What if some citizens are disenfranchised, and the remainder democratically elects a President who imposes his group’s will dictatorially on the disenfranchised? Is this a “democracy” or a “dictatorship”? (Proceeding via divide-and-conquer, the ruling group can be made smaller and smaller.)
Hitler became dictator through “democratic” processes such as the disenfranchisement of communists. In at least one modern democracy, “democratically” approved procedures have effectively disenfranchised some who would vote against the in-power group.
Technically, Petain was put into power by a constitutional process, i.e. in the face of the German invasion of most of France and the collapse of the French command, and apparently no agreement in parliament on a government and strategy, they simply voted him full emergency powers to get the best deal he could.
In 1958 de Gaulle’s return to power followed a similar route - a military coup had taken over Algeria and was moving towards trying a forcible takeover in Paris, the parliament again couldn’t agree on a government and strategy to control the situation, the Algerian settlers and military thought de Gaulle was on their side and so were willing to step down to let him take power, he got more or less full powers for six months, including power to redraft the constitution to his liking, and once he’d got that, he shafted the settlers and the military right wing, who finally came to realise that when he went to Algeria in the aftermath of the coup and said “I have understood you”, he hadn’t at all meant what they thought.

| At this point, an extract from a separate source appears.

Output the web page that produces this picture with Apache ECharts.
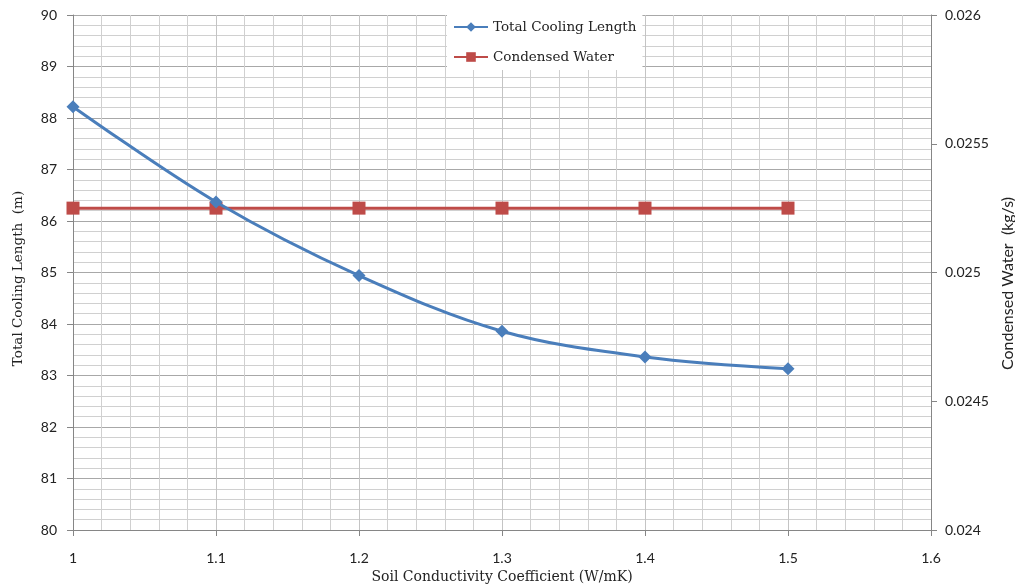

In both cases, the right was sufficiently strong to see the weakness and instability of governments, but in 1940, that also included wholesale rejection of republican and democratic values; in 1958, that was less in evidence, and de Gaulle ridiculed the whole idea that he was out to be a dictator - and demonstrated that he was not.
Napoleon III was a different case. He’d had previous comic opera attempts to launch campaigns to take over, but was elected a clear winner in the first elections for President after the 1848 revolution, in part because he appealed as much to some left-wing as well as conservative sentiment, just as his uncle had. But the parliament was dominated by conservatives who sought to clip his wings, and refused to allow him to change the constitution to permit a second term. So he launched a coup d’etat against the constitution to declare himself Emperor and to repress his opponents. How sincere the support for his actions was in the plebiscites that followed - well, that might be another matter.
But to go back to an earlier re-formation of the question, a number of countries moved from democracy to dictatorship through some sort of constitutional process, that usually involved some sort of vote to pass power over, but as to how “stable” you would reckon countries like Portugal, Austria, Poland and so on to have been in the 1920s, and as to how considered and uncoerced you might consider the handover to be - well, that’s a matter of judgement.
A common factor seems to be the degree to which the major contending forces in the democratic process accept the sincerity of their opponents’ commitment to the legitimacy of the constitutional system. If they don’t trust that, then the system collapses in the face of external shocks, and/or an inability to agree on how to maintain the strength of the system.